For those that have a bad back I would choose a spring rebounder over a bungee as jumping very high on a bungee to get the same G force you would get by barely leaving the mat on a spring rebounder, the gentleness can seem like it is no longer there. The bungee rebounder is one that I promote for doing exercise only for the most part. The ballistic impact on a bungee is over a longer peried of time giving it more of a push or thowing you up in the air instead of a sudden pop like on a spring. It's this pop that helps flush the lymphatic system.
If someone gets migraines easily, the ballistic impact from a push type rebounder can put a constant pressure on the head. I try to avoid selling a bungee rebounder to anyone with a bad back or prone to headaches. A good rebounder should allow you to do the Health Bounce without leaving the mat. The lower end the rebounder springs, the higher you have to jump out of the mat to get the same G force with barely leaving the mat.
A good rebounder should help loosen up the joints, NOT jar them. If someone already has knee or back problem, I would avoid the rebounders that don't take out at least 80 to 90% of the ballistic impact. The extra ballistic impact of a rebounder that jars you people don't always feel it at first but after months it can start to impact the joints. I believe the real issue behind joint pain is heavy metals, until they are removed there will probably always be joint problems. If you can't do the Health bounce comfortably on a rebounder, then this will probably never be done.
Out of all the rebounders that people buy who have joint problems, the Needak and Cellerciser are the easiest on the joints. They both have a different feel. The Cellerciser is slightly firmer but it doesn't invert the ankles (pronation of the ankles is practically non existent on the Cellerciser.
The Needak feels softer but it has more decelleration and for people with bad ankles.
The Lymphaciser, forget it, I do not recommend it for someone with joint issues. Way to firm. The Reboundair I have the same issue with. Basically, if someone has weak or painful joints, you don't want a short spring.

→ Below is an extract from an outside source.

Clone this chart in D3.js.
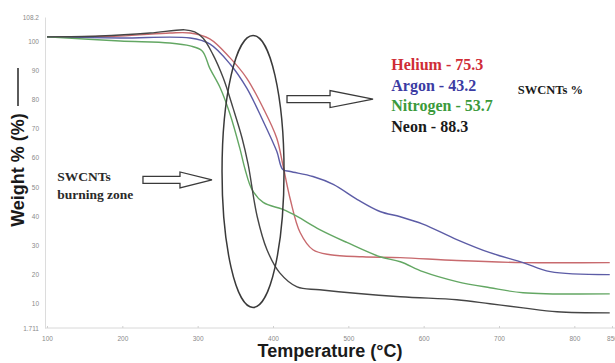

If rebounding for lymphatic drainage, which is landing on your heels first and then pushing off with the bar (or toes, which your calve muscles will get sore so you can't do it every day, make sure you get a rebounder that doesn't jar you at the bottom of the bounce. Or worse, invert your ankles so your ankle muscles get sore. Either way, I avoid bungees larger than the Jumpsport mat and rebounders that have that concrete feeling at the bottom of the bounce.
The Lymphaciser, Cellerciser, smallest Jumpsport, and soft bounce Needak are the ones I approve of for this. The Cellerciser is best I have reviewed that ties with the Lymphaciser in certain situations.
If you are prone to headaches or have any neck problems, I strongly urge you to get a soft bounce rebounder like the Needak or Cellerciser if in your budget. The Cellerciser costs more up front but cheaper over time as you don't have to replace springs.
The rebounders I would never use if I have a neck problem or get headaches easily are the Urban rebounder and the Rebound Air if jumping out of the mat. If you are going to get a bungee, the Jump Sport where you can adjust the tension to make it just right is the bungee I would get or a hexagonal type that has the lowest inversion.
The inside of the knee is where most people feel the pain from a rebounder with excess ballistic impact or a bungee larger than the Jumpsport that inverts my ankle.